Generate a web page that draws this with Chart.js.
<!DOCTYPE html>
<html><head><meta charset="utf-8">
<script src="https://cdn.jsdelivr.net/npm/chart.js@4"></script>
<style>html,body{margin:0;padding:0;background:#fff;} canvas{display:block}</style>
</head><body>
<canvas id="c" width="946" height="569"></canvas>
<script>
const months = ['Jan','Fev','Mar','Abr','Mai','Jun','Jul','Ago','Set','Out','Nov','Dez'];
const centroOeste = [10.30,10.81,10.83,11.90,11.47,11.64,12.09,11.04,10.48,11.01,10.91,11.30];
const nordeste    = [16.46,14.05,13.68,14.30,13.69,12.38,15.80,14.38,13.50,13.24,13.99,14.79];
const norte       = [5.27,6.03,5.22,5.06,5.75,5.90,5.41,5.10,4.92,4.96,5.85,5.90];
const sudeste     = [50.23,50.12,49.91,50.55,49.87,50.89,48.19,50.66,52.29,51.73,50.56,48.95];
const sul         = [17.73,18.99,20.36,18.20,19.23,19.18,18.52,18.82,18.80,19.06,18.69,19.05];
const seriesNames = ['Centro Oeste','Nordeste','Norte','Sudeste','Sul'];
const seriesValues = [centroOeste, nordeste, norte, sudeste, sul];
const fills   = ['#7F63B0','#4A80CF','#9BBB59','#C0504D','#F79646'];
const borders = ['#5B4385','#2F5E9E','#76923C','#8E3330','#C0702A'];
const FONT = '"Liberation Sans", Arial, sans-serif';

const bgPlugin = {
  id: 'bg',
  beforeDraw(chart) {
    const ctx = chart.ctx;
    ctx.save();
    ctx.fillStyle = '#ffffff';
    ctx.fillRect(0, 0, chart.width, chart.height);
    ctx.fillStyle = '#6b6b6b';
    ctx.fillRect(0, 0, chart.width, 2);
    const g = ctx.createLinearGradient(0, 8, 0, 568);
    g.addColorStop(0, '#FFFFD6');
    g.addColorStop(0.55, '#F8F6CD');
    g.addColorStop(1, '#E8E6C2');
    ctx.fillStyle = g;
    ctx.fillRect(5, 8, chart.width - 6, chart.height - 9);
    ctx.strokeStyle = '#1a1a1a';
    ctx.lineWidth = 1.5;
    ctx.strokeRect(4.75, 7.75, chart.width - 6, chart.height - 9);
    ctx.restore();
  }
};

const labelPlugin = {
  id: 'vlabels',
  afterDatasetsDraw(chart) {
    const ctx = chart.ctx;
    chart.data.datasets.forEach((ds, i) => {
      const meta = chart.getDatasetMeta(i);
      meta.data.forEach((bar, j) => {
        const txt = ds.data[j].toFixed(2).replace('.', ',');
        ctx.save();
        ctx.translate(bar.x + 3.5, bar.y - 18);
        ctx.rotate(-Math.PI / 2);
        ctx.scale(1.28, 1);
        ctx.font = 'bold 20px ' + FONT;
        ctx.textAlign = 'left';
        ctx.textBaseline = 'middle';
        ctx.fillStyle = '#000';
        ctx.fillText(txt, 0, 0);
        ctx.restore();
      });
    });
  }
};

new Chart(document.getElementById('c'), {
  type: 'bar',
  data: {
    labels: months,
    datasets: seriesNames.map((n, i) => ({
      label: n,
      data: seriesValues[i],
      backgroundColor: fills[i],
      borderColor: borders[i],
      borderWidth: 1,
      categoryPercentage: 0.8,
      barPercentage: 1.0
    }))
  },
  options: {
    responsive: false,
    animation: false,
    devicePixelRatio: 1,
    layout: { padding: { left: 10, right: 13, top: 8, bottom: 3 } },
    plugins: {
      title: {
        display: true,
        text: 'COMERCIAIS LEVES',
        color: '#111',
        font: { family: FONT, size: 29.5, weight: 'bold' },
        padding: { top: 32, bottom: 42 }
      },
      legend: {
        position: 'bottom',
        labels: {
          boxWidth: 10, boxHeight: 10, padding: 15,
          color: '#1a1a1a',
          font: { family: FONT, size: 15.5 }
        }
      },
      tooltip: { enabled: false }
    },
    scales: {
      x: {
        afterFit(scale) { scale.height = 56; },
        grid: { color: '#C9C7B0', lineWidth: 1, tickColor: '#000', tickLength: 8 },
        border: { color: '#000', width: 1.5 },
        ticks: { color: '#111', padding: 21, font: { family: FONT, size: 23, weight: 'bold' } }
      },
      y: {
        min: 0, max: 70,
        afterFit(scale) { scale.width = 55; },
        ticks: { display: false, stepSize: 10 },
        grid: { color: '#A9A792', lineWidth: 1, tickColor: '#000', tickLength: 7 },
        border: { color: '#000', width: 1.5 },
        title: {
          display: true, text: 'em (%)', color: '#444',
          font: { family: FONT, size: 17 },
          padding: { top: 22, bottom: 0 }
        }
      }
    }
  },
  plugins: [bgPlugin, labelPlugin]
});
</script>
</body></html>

# # # #

> DIRECTIVE: Write the data back out verbatim.

> EXPECTED ANSWER:
Generate a web page that draws this with Chart.js.
<!DOCTYPE html>
<html><head><meta charset="utf-8">
<script src="https://cdn.jsdelivr.net/npm/chart.js@4"></script>
<style>html,body{margin:0;padding:0;background:#fff;} canvas{display:block}</style>
</head><body>
<canvas id="c" width="946" height="569"></canvas>
<script>
const months = ['Jan','Fev','Mar','Abr','Mai','Jun','Jul','Ago','Set','Out','Nov','Dez'];
const centroOeste = [10.30,10.81,10.83,11.90,11.47,11.64,12.09,11.04,10.48,11.01,10.91,11.30];
const nordeste    = [16.46,14.05,13.68,14.30,13.69,12.38,15.80,14.38,13.50,13.24,13.99,14.79];
const norte       = [5.27,6.03,5.22,5.06,5.75,5.90,5.41,5.10,4.92,4.96,5.85,5.90];
const sudeste     = [50.23,50.12,49.91,50.55,49.87,50.89,48.19,50.66,52.29,51.73,50.56,48.95];
const sul         = [17.73,18.99,20.36,18.20,19.23,19.18,18.52,18.82,18.80,19.06,18.69,19.05];
const seriesNames = ['Centro Oeste','Nordeste','Norte','Sudeste','Sul'];
const seriesValues = [centroOeste, nordeste, norte, sudeste, sul];
const fills   = ['#7F63B0','#4A80CF','#9BBB59','#C0504D','#F79646'];
const borders = ['#5B4385','#2F5E9E','#76923C','#8E3330','#C0702A'];
const FONT = '"Liberation Sans", Arial, sans-serif';

const bgPlugin = {
  id: 'bg',
  beforeDraw(chart) {
    const ctx = chart.ctx;
    ctx.save();
    ctx.fillStyle = '#ffffff';
    ctx.fillRect(0, 0, chart.width, chart.height);
    ctx.fillStyle = '#6b6b6b';
    ctx.fillRect(0, 0, chart.width, 2);
    const g = ctx.createLinearGradient(0, 8, 0, 568);
    g.addColorStop(0, '#FFFFD6');
    g.addColorStop(0.55, '#F8F6CD');
    g.addColorStop(1, '#E8E6C2');
    ctx.fillStyle = g;
    ctx.fillRect(5, 8, chart.width - 6, chart.height - 9);
    ctx.strokeStyle = '#1a1a1a';
    ctx.lineWidth = 1.5;
    ctx.strokeRect(4.75, 7.75, chart.width - 6, chart.height - 9);
    ctx.restore();
  }
};

const labelPlugin = {
  id: 'vlabels',
  afterDatasetsDraw(chart) {
    const ctx = chart.ctx;
    chart.data.datasets.forEach((ds, i) => {
      const meta = chart.getDatasetMeta(i);
      meta.data.forEach((bar, j) => {
        const txt = ds.data[j].toFixed(2).replace('.', ',');
        ctx.save();
        ctx.translate(bar.x + 3.5, bar.y - 18);
        ctx.rotate(-Math.PI / 2);
        ctx.scale(1.28, 1);
        ctx.font = 'bold 20px ' + FONT;
        ctx.textAlign = 'left';
        ctx.textBaseline = 'middle';
        ctx.fillStyle = '#000';
        ctx.fillText(txt, 0, 0);
        ctx.restore();
      });
    });
  }
};

new Chart(document.getElementById('c'), {
  type: 'bar',
  data: {
    labels: months,
    datasets: seriesNames.map((n, i) => ({
      label: n,
      data: seriesValues[i],
      backgroundColor: fills[i],
      borderColor: borders[i],
      borderWidth: 1,
      categoryPercentage: 0.8,
      barPercentage: 1.0
    }))
  },
  options: {
    responsive: false,
    animation: false,
    devicePixelRatio: 1,
    layout: { padding: { left: 10, right: 13, top: 8, bottom: 3 } },
    plugins: {
      title: {
        display: true,
        text: 'COMERCIAIS LEVES',
        color: '#111',
        font: { family: FONT, size: 29.5, weight: 'bold' },
        padding: { top: 32, bottom: 42 }
      },
      legend: {
        position: 'bottom',
        labels: {
          boxWidth: 10, boxHeight: 10, padding: 15,
          color: '#1a1a1a',
          font: { family: FONT, size: 15.5 }
        }
      },
      tooltip: { enabled: false }
    },
    scales: {
      x: {
        afterFit(scale) { scale.height = 56; },
        grid: { color: '#C9C7B0', lineWidth: 1, tickColor: '#000', tickLength: 8 },
        border: { color: '#000', width: 1.5 },
        ticks: { color: '#111', padding: 21, font: { family: FONT, size: 23, weight: 'bold' } }
      },
      y: {
        min: 0, max: 70,
        afterFit(scale) { scale.width = 55; },
        ticks: { display: false, stepSize: 10 },
        grid: { color: '#A9A792', lineWidth: 1, tickColor: '#000', tickLength: 7 },
        border: { color: '#000', width: 1.5 },
        title: {
          display: true, text: 'em (%)', color: '#444',
          font: { family: FONT, size: 17 },
          padding: { top: 22, bottom: 0 }
        }
      }
    }
  },
  plugins: [bgPlugin, labelPlugin]
});
</script>
</body></html>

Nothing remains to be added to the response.